Les coûts des programmes ont parfois été partagés entre le gouvernement fédéral (par l’entremise de la Société canadienne d’hypothèques et de logement) et son homologue québécois (par le biais de la Société d’habitation du Québec). Par exemple, les projets réalisés dans le cadre du Programme sans but lucratif-privé (PSBL-P) entre 1986 et 1994 sont administrés par la SHQ, mais leur financement est partagé entre le fédéral (75 %) et le provincial (25 %).
Pour pouvoir bénéficier de ces programmes, les organismes promoteurs devaient signer un contrat avec la SCHL (ou dans certains cas la SHQ), qui prévoyait notamment la part du financement gouvernemental et les obligations des parties signataires (taux de logements subventionnés, mécanismes de reddition de compte, etc.). Ce sont ces ententes que l’on appelle les « conventions d’exploitation ». Elles ont une durée de 25 à 50 ans, selon le programme, équivalant généralement à la période de remboursement de l’hypothèque.

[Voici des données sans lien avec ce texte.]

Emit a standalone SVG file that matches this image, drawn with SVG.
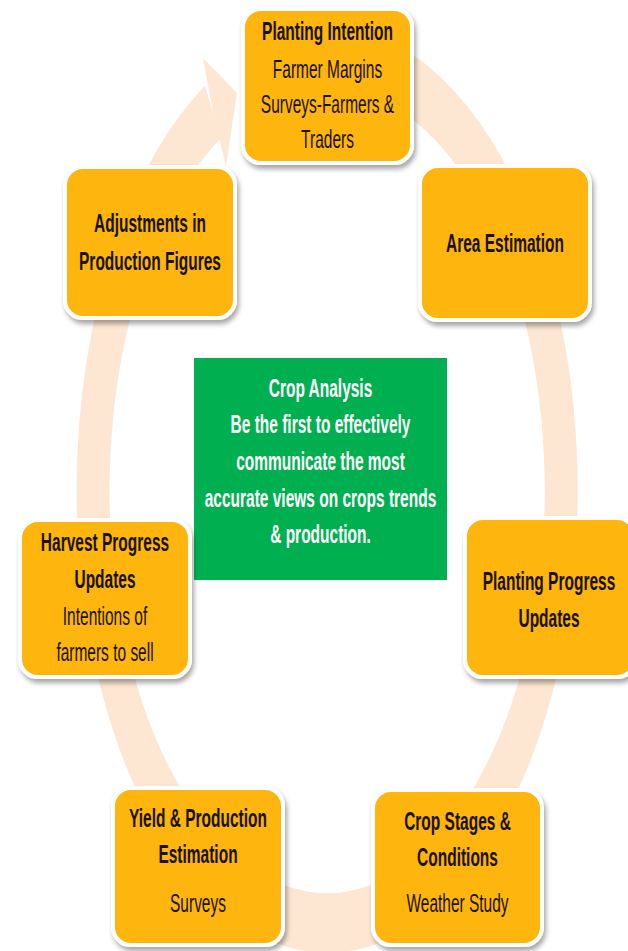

Depuis 1994, le gouvernement fédéral a amorcé son retrait du financement du logement social. Depuis, il s’en tient pour l’essentiel au respect des engagements pris en vertu des conventions signées antérieurement. Aujourd’hui, ces conventions arrivent à échéance, si ce n’est pas déjà fait et aucun nouveau programme n’a été mis en place pour garantir la pérennité des projets existants.
La fin des conventions d’exploitation implique la fin :
Sur les 600 000 unités de logement social qui ont été subventionnées par le gouvernement fédéral, on évalue à plus de 365 000 le nombre de ménages à faible revenu dont le loyer est subventionné, à risque de perdre leur logement avec la fin des conventions et du financement qui y est rattaché. Au Québec, ce sont plus de 125 000 unités de logement social (HLM, coops et OSBL) qui sont touchées par les fins de convention.
Une fois la convention échue, les organismes doivent assumer à la fois leurs dépenses de fonctionnement et les travaux d’entretien et de rénovation, mais aussi dégager un surplus s’ils veulent maintenir les loyers ajustés pour les ménages à faible revenu. Si certains organismes en auront la capacité, d’autres se verront obligés d’augmenter considérablement les loyers.
La situation est particulièrement préoccupante pour les organismes qui comptent une grande proportion de logements subventionnés, comme c’est le cas dans les projets du PSBL-P. Une enquête réalisée en 2014 par le RQOH indique que qu’une forte majorité d’entre eux n’auront pas la capacité de maintenir les loyers réduits pour leurs locataires à faible revenu. Pour plusieurs, qui seront dans l’impossibilité de payer leur loyer, cela aura des conséquences dramatiques. De plus, cela signifiera une baisse drastique du nombre d’unités de logement abordable disponibles pour les générations futures.
La capacité de procéder aux rénovations et aux travaux de mise à niveau inévitables pour des immeubles construits il y a 35, et parfois même 50 ans, représente un autre défi de viabilité pour les organismes dont les projets arrivent en fin de convention. Les réserves de remplacement immobilières sont généralement insuffisantes et les organismes qui se trouveront en déficit d’exploitation seront incapables de se refinancer.
La SHQ s’est engagée, en avril 2012, à prendre toutes les mesures nécessaires pour éviter que des ménages à faible revenu soient placés en situation de vulnérabilité. En 2013, le gouvernement québécois a notamment annoncé la mise en place du Programme spécial de supplément au loyer (PSS), qui prévoit l’octroi de subventions aux ménages à faible revenu bénéficiant déjà d’un supplément au loyer, qui y sont toujours admissibles et dont le versement de la subvention fédérale a pris ou prendra fin entre les mois de janvier 2013 et mars 2018. Pour ces ménages, l’abordabilité du logement sera donc protégée ; toutefois, en cas de départ d’un ménage admissible, l’unité de logement visée cessera d’être ainsi désignée.
De plus, le gouvernement québécois a prévu, dans son dernier budget, une mesure d’aide financière spéciale de 6 millions $ sur deux ans, pour soutenir les organismes qui seront affectés par la fin des subventions d’aide au paiement du loyer accordées directement par le SCHL à certains locataires dans le cadre du programme d’aide ajustée au contrôle du revenu (AACR). L’aide représentera 75 % du niveau d’aide accordé dans le cadre de ce programme. Il s’agit là d’un effort appréciable, à court terme, qui témoigne de l’engagement du Québec envers le logement abordable.